▶ TASK TO CARRY OUT
Images are not part of the copy; write out the rest of the data exactly as given.
*****
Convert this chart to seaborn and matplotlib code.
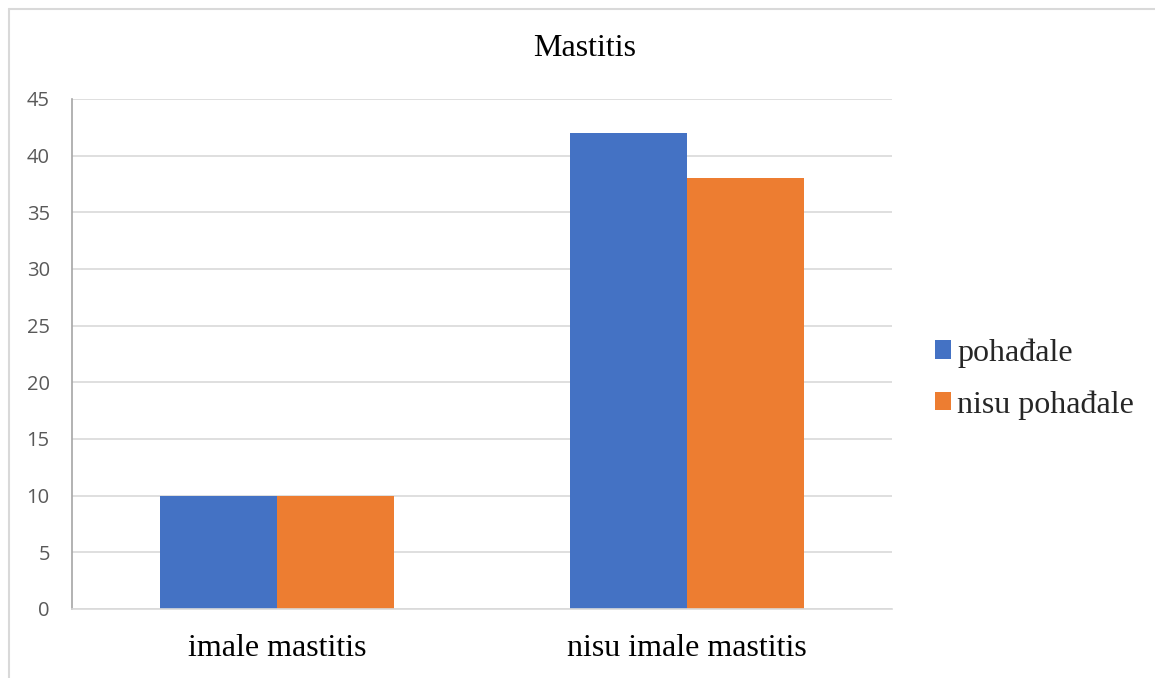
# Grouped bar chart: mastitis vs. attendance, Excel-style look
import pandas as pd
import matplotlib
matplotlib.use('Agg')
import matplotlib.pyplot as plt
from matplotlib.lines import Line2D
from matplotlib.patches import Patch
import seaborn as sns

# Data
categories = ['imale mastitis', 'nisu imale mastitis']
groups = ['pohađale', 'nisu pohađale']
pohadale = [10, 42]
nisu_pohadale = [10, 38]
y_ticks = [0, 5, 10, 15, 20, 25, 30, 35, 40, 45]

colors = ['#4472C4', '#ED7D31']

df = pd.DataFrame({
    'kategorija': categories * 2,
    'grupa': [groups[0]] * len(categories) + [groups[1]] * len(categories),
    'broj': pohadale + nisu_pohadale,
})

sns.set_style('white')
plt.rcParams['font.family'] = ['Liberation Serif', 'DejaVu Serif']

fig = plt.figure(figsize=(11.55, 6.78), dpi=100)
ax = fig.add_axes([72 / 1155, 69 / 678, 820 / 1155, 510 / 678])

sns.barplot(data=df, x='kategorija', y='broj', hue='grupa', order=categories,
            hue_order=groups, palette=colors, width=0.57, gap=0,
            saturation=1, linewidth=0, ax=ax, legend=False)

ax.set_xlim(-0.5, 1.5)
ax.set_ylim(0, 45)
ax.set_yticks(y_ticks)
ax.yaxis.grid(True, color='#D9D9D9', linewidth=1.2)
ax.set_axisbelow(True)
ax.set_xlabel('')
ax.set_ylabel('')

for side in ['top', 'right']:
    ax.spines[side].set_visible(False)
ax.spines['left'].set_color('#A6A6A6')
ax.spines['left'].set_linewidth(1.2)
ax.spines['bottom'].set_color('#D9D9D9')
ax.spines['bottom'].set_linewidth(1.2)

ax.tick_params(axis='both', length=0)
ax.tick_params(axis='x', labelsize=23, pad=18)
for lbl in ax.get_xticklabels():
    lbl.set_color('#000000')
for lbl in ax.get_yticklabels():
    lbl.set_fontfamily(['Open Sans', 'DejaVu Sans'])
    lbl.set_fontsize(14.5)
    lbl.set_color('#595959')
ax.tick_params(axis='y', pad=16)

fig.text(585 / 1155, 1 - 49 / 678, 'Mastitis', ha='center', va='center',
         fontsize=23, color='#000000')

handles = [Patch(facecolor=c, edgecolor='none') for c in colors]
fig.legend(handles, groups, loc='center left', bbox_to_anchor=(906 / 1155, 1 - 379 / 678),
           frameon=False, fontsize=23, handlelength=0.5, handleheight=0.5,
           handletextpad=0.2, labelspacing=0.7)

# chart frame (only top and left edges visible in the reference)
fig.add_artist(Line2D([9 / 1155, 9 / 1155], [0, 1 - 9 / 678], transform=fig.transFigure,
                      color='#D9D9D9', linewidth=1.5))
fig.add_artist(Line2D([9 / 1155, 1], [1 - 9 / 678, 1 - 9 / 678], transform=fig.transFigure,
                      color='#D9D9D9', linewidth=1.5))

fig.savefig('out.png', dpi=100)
*****
▶ COMPLETE OUTPUT
Convert this chart to seaborn and matplotlib code.
# Grouped bar chart: mastitis vs. attendance, Excel-style look
import pandas as pd
import matplotlib
matplotlib.use('Agg')
import matplotlib.pyplot as plt
from matplotlib.lines import Line2D
from matplotlib.patches import Patch
import seaborn as sns

# Data
categories = ['imale mastitis', 'nisu imale mastitis']
groups = ['pohađale', 'nisu pohađale']
pohadale = [10, 42]
nisu_pohadale = [10, 38]
y_ticks = [0, 5, 10, 15, 20, 25, 30, 35, 40, 45]

colors = ['#4472C4', '#ED7D31']

df = pd.DataFrame({
    'kategorija': categories * 2,
    'grupa': [groups[0]] * len(categories) + [groups[1]] * len(categories),
    'broj': pohadale + nisu_pohadale,
})

sns.set_style('white')
plt.rcParams['font.family'] = ['Liberation Serif', 'DejaVu Serif']

fig = plt.figure(figsize=(11.55, 6.78), dpi=100)
ax = fig.add_axes([72 / 1155, 69 / 678, 820 / 1155, 510 / 678])

sns.barplot(data=df, x='kategorija', y='broj', hue='grupa', order=categories,
            hue_order=groups, palette=colors, width=0.57, gap=0,
            saturation=1, linewidth=0, ax=ax, legend=False)

ax.set_xlim(-0.5, 1.5)
ax.set_ylim(0, 45)
ax.set_yticks(y_ticks)
ax.yaxis.grid(True, color='#D9D9D9', linewidth=1.2)
ax.set_axisbelow(True)
ax.set_xlabel('')
ax.set_ylabel('')

for side in ['top', 'right']:
    ax.spines[side].set_visible(False)
ax.spines['left'].set_color('#A6A6A6')
ax.spines['left'].set_linewidth(1.2)
ax.spines['bottom'].set_color('#D9D9D9')
ax.spines['bottom'].set_linewidth(1.2)

ax.tick_params(axis='both', length=0)
ax.tick_params(axis='x', labelsize=23, pad=18)
for lbl in ax.get_xticklabels():
    lbl.set_color('#000000')
for lbl in ax.get_yticklabels():
    lbl.set_fontfamily(['Open Sans', 'DejaVu Sans'])
    lbl.set_fontsize(14.5)
    lbl.set_color('#595959')
ax.tick_params(axis='y', pad=16)

fig.text(585 / 1155, 1 - 49 / 678, 'Mastitis', ha='center', va='center',
         fontsize=23, color='#000000')

handles = [Patch(facecolor=c, edgecolor='none') for c in colors]
fig.legend(handles, groups, loc='center left', bbox_to_anchor=(906 / 1155, 1 - 379 / 678),
           frameon=False, fontsize=23, handlelength=0.5, handleheight=0.5,
           handletextpad=0.2, labelspacing=0.7)

# chart frame (only top and left edges visible in the reference)
fig.add_artist(Line2D([9 / 1155, 9 / 1155], [0, 1 - 9 / 678], transform=fig.transFigure,
                      color='#D9D9D9', linewidth=1.5))
fig.add_artist(Line2D([9 / 1155, 1], [1 - 9 / 678, 1 - 9 / 678], transform=fig.transFigure,
                      color='#D9D9D9', linewidth=1.5))

fig.savefig('out.png', dpi=100)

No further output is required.